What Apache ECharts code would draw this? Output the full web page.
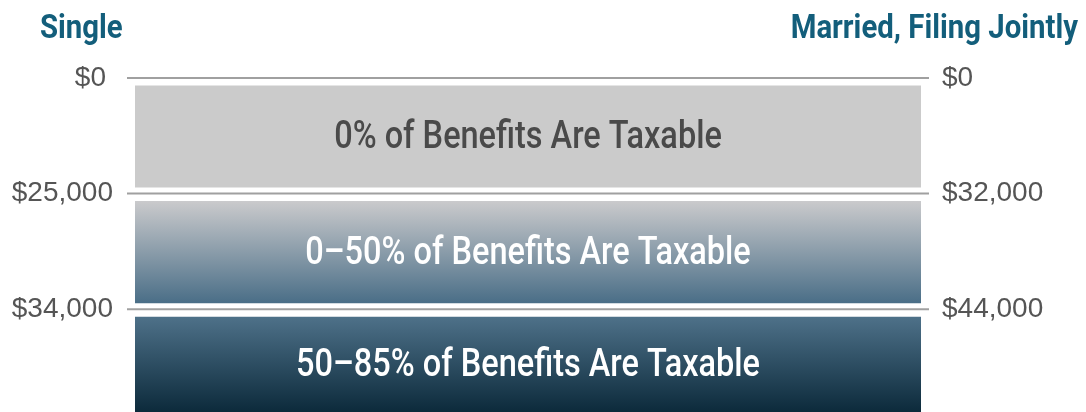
<!DOCTYPE html>
<html><head><meta charset="utf-8">
<script src="https://cdn.jsdelivr.net/npm/echarts@6/dist/echarts.min.js"></script>
<style>html,body{margin:0;padding:0;background:#fff}#c{width:1086px;height:412px}</style>
</head><body><div id="c"></div>
<script>
const bandLabels = ['0% of Benefits Are Taxable', '0–50% of Benefits Are Taxable', '50–85% of Benefits Are Taxable'];
const bandStart = [0, 1, 2];
const bandEnd = [1, 2, 3];
const singleTicks = ['$0', '$25,000', '$34,000'];
const marriedTicks = ['$0', '$32,000', '$44,000'];
const titleSingle = 'Single';
const titleMarried = 'Married, Filing Jointly';

const bandFills = [
  {top: '#cbcbcb', bottom: '#cbcbcb', text: '#4a4a4a'},
  {top: '#cacacc', bottom: '#4a6e87', text: '#ffffff'},
  {top: '#4e7189', bottom: '#0c2a3b', text: '#ffffff'}
];
const condFont = 'Roboto, "DejaVu Sans Condensed", sans-serif';
const tickFont = '"Liberation Sans", Arial, sans-serif';
const titleColor = '#135e7b';

const chart = echarts.init(document.getElementById('c'), null, {renderer: 'canvas'});
chart.setOption({
  animation: false,
  graphic: [
    {type: 'text', x: 40, y: 30, scaleX: 0.89,
     style: {text: titleSingle, font: 'bold 33px ' + condFont, fill: titleColor, align: 'left', verticalAlign: 'middle'}},
    {type: 'text', x: 1078, y: 30, scaleX: 0.89,
     style: {text: titleMarried, font: 'bold 33px ' + condFont, fill: titleColor, align: 'right', verticalAlign: 'middle'}}
  ],
  grid: {left: 127, right: 157, top: 78, bottom: 0},
  xAxis: {type: 'value', min: 0, max: 1, show: false},
  yAxis: [
    {type: 'value', inverse: true, min: 0, max: 2.89, interval: 1, position: 'left',
     axisLine: {show: false}, axisTick: {show: false}, splitLine: {show: false},
     axisLabel: {margin: 14, fontSize: 28, color: '#555555', fontFamily: tickFont, showMaxLabel: false,
       formatter: v => (v === 0 ? '{z|' + singleTicks[0] + '}' : (singleTicks[v] !== undefined ? singleTicks[v] : '')),
       rich: {z: {fontSize: 28, color: '#555555', fontFamily: tickFont, padding: [0, 7, 0, 0]}}}},
    {type: 'value', inverse: true, min: 0, max: 2.89, interval: 1, position: 'right',
     axisLine: {show: false}, axisTick: {show: false}, splitLine: {show: false},
     axisLabel: {margin: 13, fontSize: 28, color: '#555555', fontFamily: tickFont, showMaxLabel: false,
       formatter: v => (marriedTicks[v] !== undefined ? marriedTicks[v] : '')}}
  ],
  series: [{
    type: 'custom',
    clip: false,
    data: bandStart.map((s, i) => [s, bandEnd[i]]),
    encode: {y: [0, 1]},
    renderItem(params, api) {
      const i = params.dataIndex;
      const cs = params.coordSys;
      const a = api.coord([0, api.value(0)]);
      const b = api.coord([1, api.value(1)]);
      const yTop = a[1] + 7.5;
      const yBot = Math.min(b[1] - 6, cs.y + cs.height);
      const x0 = a[0] + 8, x1 = b[0] - 8;
      const f = bandFills[i];
      return {type: 'group', children: [
        {type: 'line', shape: {x1: cs.x, y1: a[1], x2: cs.x + cs.width, y2: a[1]},
         style: {stroke: '#a0a0a0', lineWidth: 2}},
        {type: 'rect', shape: {x: x0, y: yTop, width: x1 - x0, height: yBot - yTop},
         style: {fill: new echarts.graphic.LinearGradient(0, 0, 0, 1, [
           {offset: 0, color: f.top}, {offset: 1, color: f.bottom}])}},
        {type: 'text', x: (x0 + x1) / 2, y: (yTop + yBot) / 2 + 2, scaleX: 0.855,
         style: {text: bandLabels[i], fill: f.text, font: '500 38px ' + condFont,
                 align: 'center', verticalAlign: 'middle'}}
      ]};
    }
  }]
});
</script></body></html>
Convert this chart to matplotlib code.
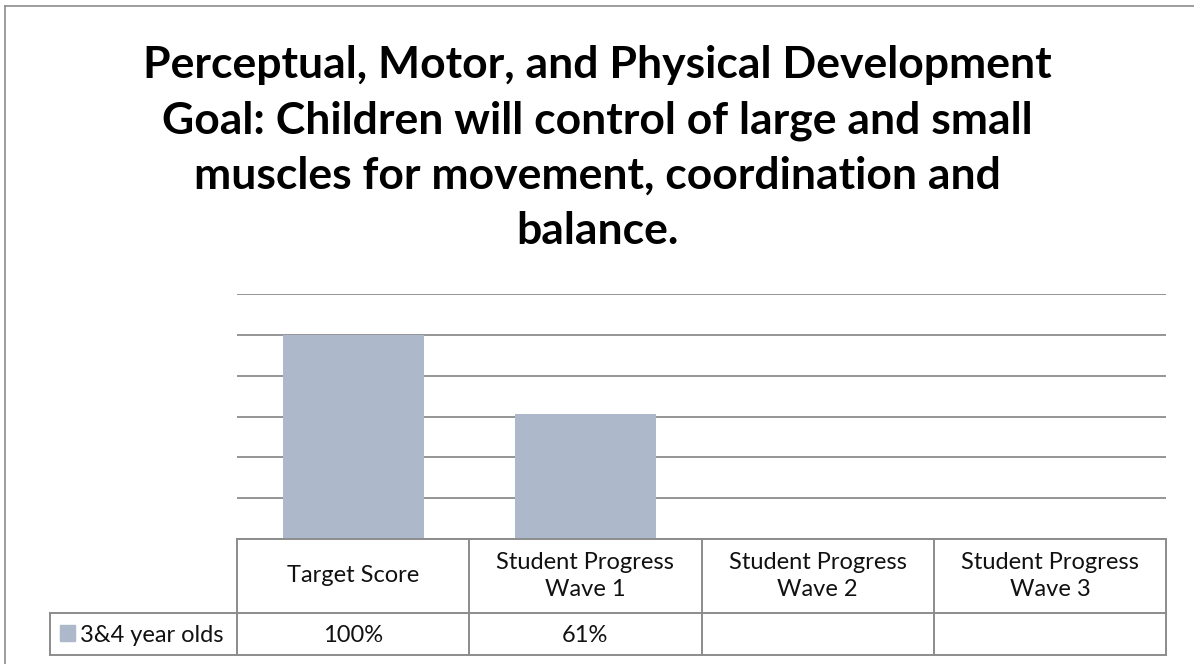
· · ·
◆ **Stated task**
Except for the pictures, give all the material above again verbatim.

◆ **Written answer**
What Apache ECharts code would draw this? Output the full web page.
<!DOCTYPE html>
<html><head><meta charset="utf-8">
<script src="https://cdn.jsdelivr.net/npm/echarts@6/dist/echarts.min.js"></script>
<style>html,body{margin:0;padding:0;background:#fff}#c{width:1086px;height:412px}</style>
</head><body><div id="c"></div>
<script>
const bandLabels = ['0% of Benefits Are Taxable', '0–50% of Benefits Are Taxable', '50–85% of Benefits Are Taxable'];
const bandStart = [0, 1, 2];
const bandEnd = [1, 2, 3];
const singleTicks = ['$0', '$25,000', '$34,000'];
const marriedTicks = ['$0', '$32,000', '$44,000'];
const titleSingle = 'Single';
const titleMarried = 'Married, Filing Jointly';

const bandFills = [
  {top: '#cbcbcb', bottom: '#cbcbcb', text: '#4a4a4a'},
  {top: '#cacacc', bottom: '#4a6e87', text: '#ffffff'},
  {top: '#4e7189', bottom: '#0c2a3b', text: '#ffffff'}
];
const condFont = 'Roboto, "DejaVu Sans Condensed", sans-serif';
const tickFont = '"Liberation Sans", Arial, sans-serif';
const titleColor = '#135e7b';

const chart = echarts.init(document.getElementById('c'), null, {renderer: 'canvas'});
chart.setOption({
  animation: false,
  graphic: [
    {type: 'text', x: 40, y: 30, scaleX: 0.89,
     style: {text: titleSingle, font: 'bold 33px ' + condFont, fill: titleColor, align: 'left', verticalAlign: 'middle'}},
    {type: 'text', x: 1078, y: 30, scaleX: 0.89,
     style: {text: titleMarried, font: 'bold 33px ' + condFont, fill: titleColor, align: 'right', verticalAlign: 'middle'}}
  ],
  grid: {left: 127, right: 157, top: 78, bottom: 0},
  xAxis: {type: 'value', min: 0, max: 1, show: false},
  yAxis: [
    {type: 'value', inverse: true, min: 0, max: 2.89, interval: 1, position: 'left',
     axisLine: {show: false}, axisTick: {show: false}, splitLine: {show: false},
     axisLabel: {margin: 14, fontSize: 28, color: '#555555', fontFamily: tickFont, showMaxLabel: false,
       formatter: v => (v === 0 ? '{z|' + singleTicks[0] + '}' : (singleTicks[v] !== undefined ? singleTicks[v] : '')),
       rich: {z: {fontSize: 28, color: '#555555', fontFamily: tickFont, padding: [0, 7, 0, 0]}}}},
    {type: 'value', inverse: true, min: 0, max: 2.89, interval: 1, position: 'right',
     axisLine: {show: false}, axisTick: {show: false}, splitLine: {show: false},
     axisLabel: {margin: 13, fontSize: 28, color: '#555555', fontFamily: tickFont, showMaxLabel: false,
       formatter: v => (marriedTicks[v] !== undefined ? marriedTicks[v] : '')}}
  ],
  series: [{
    type: 'custom',
    clip: false,
    data: bandStart.map((s, i) => [s, bandEnd[i]]),
    encode: {y: [0, 1]},
    renderItem(params, api) {
      const i = params.dataIndex;
      const cs = params.coordSys;
      const a = api.coord([0, api.value(0)]);
      const b = api.coord([1, api.value(1)]);
      const yTop = a[1] + 7.5;
      const yBot = Math.min(b[1] - 6, cs.y + cs.height);
      const x0 = a[0] + 8, x1 = b[0] - 8;
      const f = bandFills[i];
      return {type: 'group', children: [
        {type: 'line', shape: {x1: cs.x, y1: a[1], x2: cs.x + cs.width, y2: a[1]},
         style: {stroke: '#a0a0a0', lineWidth: 2}},
        {type: 'rect', shape: {x: x0, y: yTop, width: x1 - x0, height: yBot - yTop},
         style: {fill: new echarts.graphic.LinearGradient(0, 0, 0, 1, [
           {offset: 0, color: f.top}, {offset: 1, color: f.bottom}])}},
        {type: 'text', x: (x0 + x1) / 2, y: (yTop + yBot) / 2 + 2, scaleX: 0.855,
         style: {text: bandLabels[i], fill: f.text, font: '500 38px ' + condFont,
                 align: 'center', verticalAlign: 'middle'}}
      ]};
    }
  }]
});
</script></body></html>
Convert this chart to matplotlib code.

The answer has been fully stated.